15. Compliance. Unless exempt, Seller shall comply with all applicable requirements of Sections 6, 7 and 12 of the Fair Labor Standards Act as amended, and regulations and orders of the U.S. Department of Labor issued under Section 14 thereof, and with the Equal Opportunity clause in Section 202 of Title VII of the Civil Rights Act of 1964 and Executive Order 11246 dated September 24, 1965, including all implementing rules and regulations.
16. Waiver. Failure of Purchaser at any time to require Seller's performance of any obligation under this Order shall not affect Purchaser's right to require performance of that obligation. Any waiver by Purchaser of any breach of any provision hereof must be in writing and shall not be construed as a waiver of any continuing or succeeding breach of such provision, a waiver of modification of this provision itself, or a waiver or modification of any right under this Order.
17. Assignment. Seller shall not assign this Order or any monies due or to become due hereafter, without Purchaser's prior written consent shall constitute a material breach of this Order.
18. Mill Test Reports. If required by the Order, Certification and/or mill test reports shall be forwarded immediately with shipment and delivery shall not be completed unless certification and/on reports have been received.
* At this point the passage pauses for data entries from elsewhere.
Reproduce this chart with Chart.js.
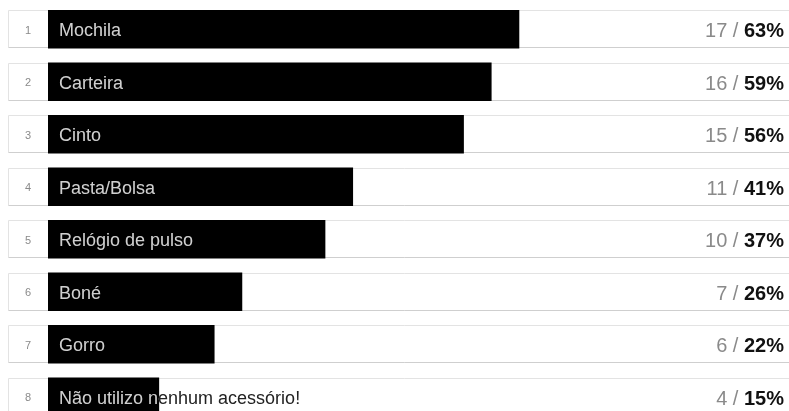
<!DOCTYPE html>
<html>
<head>
<meta charset="utf-8">
<script src="https://cdn.jsdelivr.net/npm/chart.js@4/dist/chart.umd.min.js"></script>
<style>
  html, body { margin: 0; padding: 0; background: #fff; overflow: hidden; width: 789px; height: 411px; }
  canvas { display: block; }
</style>
</head>
<body>
<canvas id="chart" width="800" height="424"></canvas>
<script>
// answers, counts and percents read from the summary
const labels = ['Mochila', 'Carteira', 'Cinto', 'Pasta/Bolsa', 'Relógio de pulso', 'Boné', 'Gorro', 'Não utilizo nenhum acessório!'];
const counts = [17, 16, 15, 11, 10, 7, 6, 4];
const percents = [63, 59, 56, 41, 37, 26, 22, 15];
const total = 27;

const FONT = 'Helvetica, Arial, "Liberation Sans", sans-serif';

// row boxes behind the bars
const rowBoxes = {
  id: 'rowBoxes',
  beforeDatasetsDraw(chart) {
    const ctx = chart.ctx;
    const y = chart.scales.y;
    ctx.save();
    labels.forEach(function (l, i) {
      const cy = y.getPixelForValue(i);
      const top = Math.round(cy - 19) + 0.5, bottom = Math.round(cy + 19) - 0.5;
      ctx.fillStyle = '#fff';
      ctx.fillRect(8, top, chart.width, bottom - top);
      ctx.strokeStyle = '#e3e3e3';
      ctx.lineWidth = 1;
      ctx.beginPath();
      ctx.moveTo(chart.width + 5, top);
      ctx.lineTo(8.5, top);
      ctx.lineTo(8.5, bottom);
      ctx.stroke();
      ctx.strokeStyle = '#cfcfcf';
      ctx.beginPath();
      ctx.moveTo(8.5, bottom);
      ctx.lineTo(chart.width + 5, bottom);
      ctx.stroke();
    });
    ctx.restore();
  }
};

// numbers, labels and the count / percent text
const rowText = {
  id: 'rowText',
  afterDatasetsDraw(chart) {
    const ctx = chart.ctx;
    const y = chart.scales.y;
    const meta = chart.getDatasetMeta(0);
    ctx.save();
    ctx.textBaseline = 'alphabetic';
    labels.forEach(function (l, i) {
      const cy = y.getPixelForValue(i);
      const bar = meta.data[i];

      ctx.font = '11px ' + FONT;
      ctx.textAlign = 'center';
      ctx.fillStyle = '#8a8a8a';
      ctx.fillText(String(i + 1), 28, cy + 4.5);

      ctx.font = '18px ' + FONT;
      ctx.textAlign = 'left';
      ctx.fillStyle = '#222';
      ctx.fillText(l, 59, cy + 7);
      // part of the label that sits on the bar
      ctx.save();
      ctx.beginPath();
      ctx.rect(bar.base, cy - 20, bar.x - bar.base, 40);
      ctx.clip();
      ctx.fillStyle = '#cfcfcf';
      ctx.fillText(l, 59, cy + 7);
      ctx.restore();

      const right = 784;
      const pct = percents[i] + '%';
      ctx.textAlign = 'right';
      ctx.font = 'bold 20px ' + FONT;
      ctx.fillStyle = '#111';
      ctx.fillText(pct, right, cy + 8);
      const w = ctx.measureText(pct).width;
      ctx.font = '20px ' + FONT;
      ctx.fillStyle = '#8a8a8a';
      ctx.fillText(counts[i] + ' / ', right - w, cy + 8);
    });
    ctx.restore();
  }
};

new Chart(document.getElementById('chart'), {
  type: 'bar',
  data: {
    labels: labels,
    datasets: [{
      data: counts,
      backgroundColor: '#000',
      borderWidth: 0,
      barThickness: 38
    }]
  },
  options: {
    indexAxis: 'y',
    responsive: false,
    animation: false,
    layout: { padding: { left: 48, right: 4, top: 3, bottom: 1 } },
    plugins: { legend: { display: false }, tooltip: { enabled: false } },
    scales: {
      x: { min: 0, max: total, display: false, grid: { display: false } },
      y: { display: false, grid: { display: false } }
    }
  },
  plugins: [rowBoxes, rowText]
});
</script>
</body>
</html>
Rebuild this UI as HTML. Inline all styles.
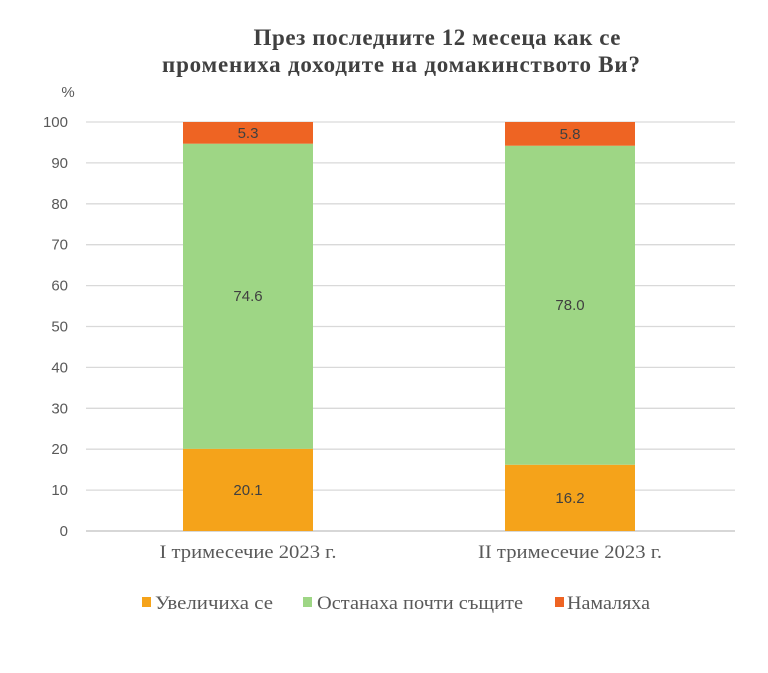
<!DOCTYPE html>
<html><head><meta charset="utf-8"><style>
body{margin:0;background:#fff;width:768px;height:668px;overflow:hidden}
svg text{font-family:"Liberation Sans",sans-serif}
</style></head><body>
<svg width="768" height="668">
<text x="437" y="45" text-anchor="middle" textLength="367" lengthAdjust="spacing" font-weight="bold" font-size="23" fill="#404040" style="font-family:'Liberation Serif',serif">През последните 12 месеца как се</text>
<text x="401" y="72" text-anchor="middle" textLength="478" lengthAdjust="spacing" font-weight="bold" font-size="23" fill="#404040" style="font-family:'Liberation Serif',serif">промениха доходите на домакинството Ви?</text>
<text x="68" y="97" text-anchor="middle" font-size="15" fill="#595959">%</text>
<g id="grid"></g><g id="bars"></g><g id="labels"></g>
<g>
<rect x="142" y="597" width="9" height="10" fill="#F5A31A"/>
<text x="155" y="609" font-size="19" textLength="118" lengthAdjust="spacingAndGlyphs" fill="#595959" style="font-family:'Liberation Serif',serif">Увеличиха се</text>
<rect x="303" y="597" width="9" height="10" fill="#9ED685"/>
<text x="317" y="609" font-size="19" textLength="206" lengthAdjust="spacingAndGlyphs" fill="#595959" style="font-family:'Liberation Serif',serif">Останаха почти същите</text>
<rect x="555" y="597" width="9" height="10" fill="#EE6423"/>
<text x="567" y="609" font-size="19" textLength="83" lengthAdjust="spacingAndGlyphs" fill="#595959" style="font-family:'Liberation Serif',serif">Намаляха</text>
</g>
</svg>
<script>
const categories=["I тримесечие 2023 г.","II тримесечие 2023 г."];
const increased=[20.1,16.2];
const same=[74.6,78.0];
const decreased=[5.3,5.8];
const yTicks=[0,10,20,30,40,50,60,70,80,90,100];
const NS="http://www.w3.org/2000/svg";
const y=v=>531-v*4.09;
const xc=i=>248+i*322;
function mk(t,a,p){const e=document.createElementNS(NS,t);for(const k in a)e.setAttribute(k,a[k]);p.appendChild(e);return e;}
const g=document.getElementById('grid'),b=document.getElementById('bars'),l=document.getElementById('labels');
yTicks.forEach(t=>{
 const ln=mk('line',{x1:86,x2:735,y1:y(t),y2:y(t),stroke:t===0?'#bfbfbf':'#d9d9d9','stroke-width':1.3},g);
 
 
 const tx=mk('text',{x:68,y:y(t)+5,'text-anchor':'end','font-size':15,fill:'#595959'},g);tx.textContent=t;
 
 
});
const series=[[increased,'#F5A31A','increased'],[same,'#9ED685','same'],[decreased,'#EE6423','decreased']];
categories.forEach((c,i)=>{
 let base=0;
 series.forEach(([arr,col,nm])=>{
  const v=arr[i];
  const r=mk('rect',{x:xc(i)-65,width:130,y:y(base+v),height:v*4.09,fill:col},b);
  
  
  const t=mk('text',{x:xc(i),y:y(base+v/2)+5,'text-anchor':'middle','font-size':15,fill:'#404040'},l);
  t.textContent=v.toFixed(1);
  
  
  base+=v;
 });
 const ct=mk('text',{x:xc(i),y:558,'text-anchor':'middle','font-size':19,textLength:i===0?177:184,lengthAdjust:'spacingAndGlyphs',fill:'#595959',style:"font-family:'Liberation Serif',serif"},l);
 ct.textContent=c;
 
 
});
</script>
</body></html>
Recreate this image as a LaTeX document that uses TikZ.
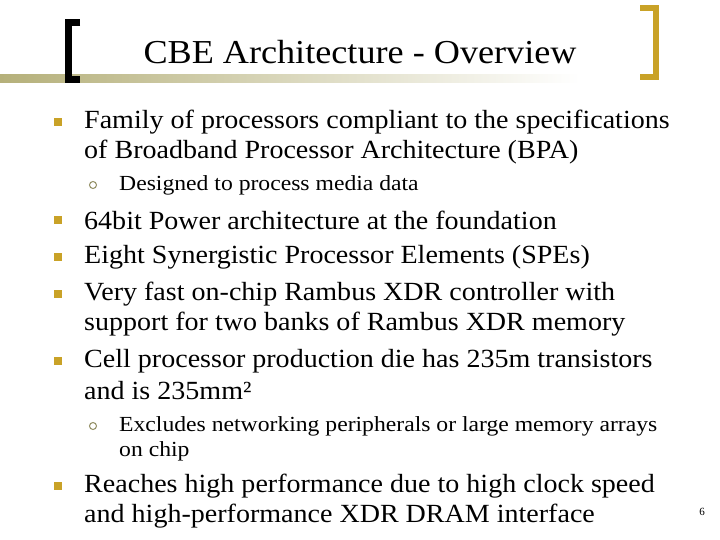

19. Notification of Non-Conforming Product. All suppliers are required to notify Future Metal's Purchasing & QA departments in the event that a nonconformity or potential noncomformity exists in any item(s) shipped to a Future Metals location or directly to a customer/end user.
20. Retention of Inspection and Test Records. The supplier shall maintain suitable inspection and test records to serve as evidence of conformance with specified requirements. Such records shall be legible and traceable to the product involved. These records shall be maintained for a minimum period of ten (10) years from the date of final manufacture or as stated otherwise in the contract.